Earlier in the third quarter when FEU was running long-armed guards to harass Chris Tiu, Norman Black pulled his gunner out for a breather. In a sign of bench depth, the team held with Tiu on the sidelines and Jai Reyes quiet the rest of the way. Now back in the pay-off period, Tiu knocked in a trey from the left corner pocket to give Ateneo a 68-65 lead. Eman Monfort would throw in another one this time from the right side of the arc to hike the lead to 71-65 and the FEU Coach Glenn Capacio called for time.

For three quarters, FEU’s Marnel Baracael almost single-handedly kept the Tams in the fight by posting up Nonoy Baclao or nailing huge threes. In fact, he shot for a blistering 70% accuracy clip for the whole game. But by the fourth, Norman Black’s boys finally put the clamps on him and he only had four meaningless touches the rest of the game.

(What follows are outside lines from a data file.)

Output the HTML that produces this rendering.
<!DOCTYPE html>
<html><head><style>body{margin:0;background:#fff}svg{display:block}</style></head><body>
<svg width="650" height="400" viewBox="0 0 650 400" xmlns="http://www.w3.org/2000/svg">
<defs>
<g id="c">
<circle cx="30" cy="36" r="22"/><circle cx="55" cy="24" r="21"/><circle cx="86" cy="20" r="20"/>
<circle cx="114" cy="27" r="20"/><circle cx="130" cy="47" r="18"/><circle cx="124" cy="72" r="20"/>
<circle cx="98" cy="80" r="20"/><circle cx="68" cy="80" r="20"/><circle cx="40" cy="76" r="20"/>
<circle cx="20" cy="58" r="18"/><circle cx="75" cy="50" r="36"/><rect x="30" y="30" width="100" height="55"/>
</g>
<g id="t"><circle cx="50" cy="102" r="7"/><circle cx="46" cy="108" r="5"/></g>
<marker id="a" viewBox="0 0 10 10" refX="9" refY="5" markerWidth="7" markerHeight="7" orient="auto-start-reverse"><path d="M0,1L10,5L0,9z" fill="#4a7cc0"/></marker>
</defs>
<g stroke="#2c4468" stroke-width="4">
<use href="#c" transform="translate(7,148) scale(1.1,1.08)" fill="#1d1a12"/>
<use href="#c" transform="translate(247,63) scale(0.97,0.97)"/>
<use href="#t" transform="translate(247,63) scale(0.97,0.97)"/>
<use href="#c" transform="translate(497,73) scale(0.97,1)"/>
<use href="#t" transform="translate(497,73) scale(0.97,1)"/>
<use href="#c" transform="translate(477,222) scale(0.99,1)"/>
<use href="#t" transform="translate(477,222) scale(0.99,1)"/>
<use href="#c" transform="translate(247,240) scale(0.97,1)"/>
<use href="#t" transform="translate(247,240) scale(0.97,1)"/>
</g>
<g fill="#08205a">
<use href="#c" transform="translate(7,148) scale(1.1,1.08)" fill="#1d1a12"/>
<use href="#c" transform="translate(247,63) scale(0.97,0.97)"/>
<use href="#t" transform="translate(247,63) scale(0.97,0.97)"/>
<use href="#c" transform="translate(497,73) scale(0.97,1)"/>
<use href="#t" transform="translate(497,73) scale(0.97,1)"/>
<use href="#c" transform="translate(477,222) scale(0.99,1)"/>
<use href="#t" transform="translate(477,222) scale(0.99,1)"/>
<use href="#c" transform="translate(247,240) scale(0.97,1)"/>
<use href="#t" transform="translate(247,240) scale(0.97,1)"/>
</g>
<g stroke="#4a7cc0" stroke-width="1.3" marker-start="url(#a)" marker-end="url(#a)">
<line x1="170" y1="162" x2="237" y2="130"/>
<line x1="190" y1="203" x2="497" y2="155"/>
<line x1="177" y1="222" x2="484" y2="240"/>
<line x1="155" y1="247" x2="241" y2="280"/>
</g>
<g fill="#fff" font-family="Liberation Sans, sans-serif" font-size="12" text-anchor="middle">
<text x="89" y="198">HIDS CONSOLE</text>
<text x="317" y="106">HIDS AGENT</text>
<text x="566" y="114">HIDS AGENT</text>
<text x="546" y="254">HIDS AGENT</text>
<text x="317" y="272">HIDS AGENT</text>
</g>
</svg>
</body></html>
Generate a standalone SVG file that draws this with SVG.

And then it was Ford Arao time.

In the Season 70 opener against Adamson, there was a stretch where it seemed that it was Ford Arao versus Patrick Cabahug. Of course, Cabahug is a conscience-less sniper who believes a pass is something a man makes at a woman so he top-scored 28-20. Only Arao made an incredible 64% of his field goals as opposed to Cabahug who only ranged for 33%.

Now with this high velocity match reaching its final outcome, Ateneo took control during a crucial two-minute stretch. Arao scored eight straight points to pad Ateneo’s lead 79-68. From the 4:02 game clock, FEU would only score eight more points from a motley crew of Jens Knuttel, Ron Cabagnot, Benedict Fernandez, and Barroca while Tiu, Eric Salamat (7 points, 4 rebounds, and 4 assists), and Zion Laterre (9 points and 7 boards) chipped in four more Ateneo markers to end the game at 83-75.

And that ancient Ateneo hymn Fly High broke from the stands and 28 days later, Ateneo had its revenge.

It was a joyous Ateneo crowd that broke into the alma mater afterwards. Said one Ateneo photographer, “I had almost forgotten what it was like to win.” Oh, ye of little faith. “One game at a time,” said Jai Reyes as the team headed to the dugout.

Over by the Upper A section, the King still sat quietly albeit with a wide grin on his face and gave his verdict -- he flashed a thumbs up sign.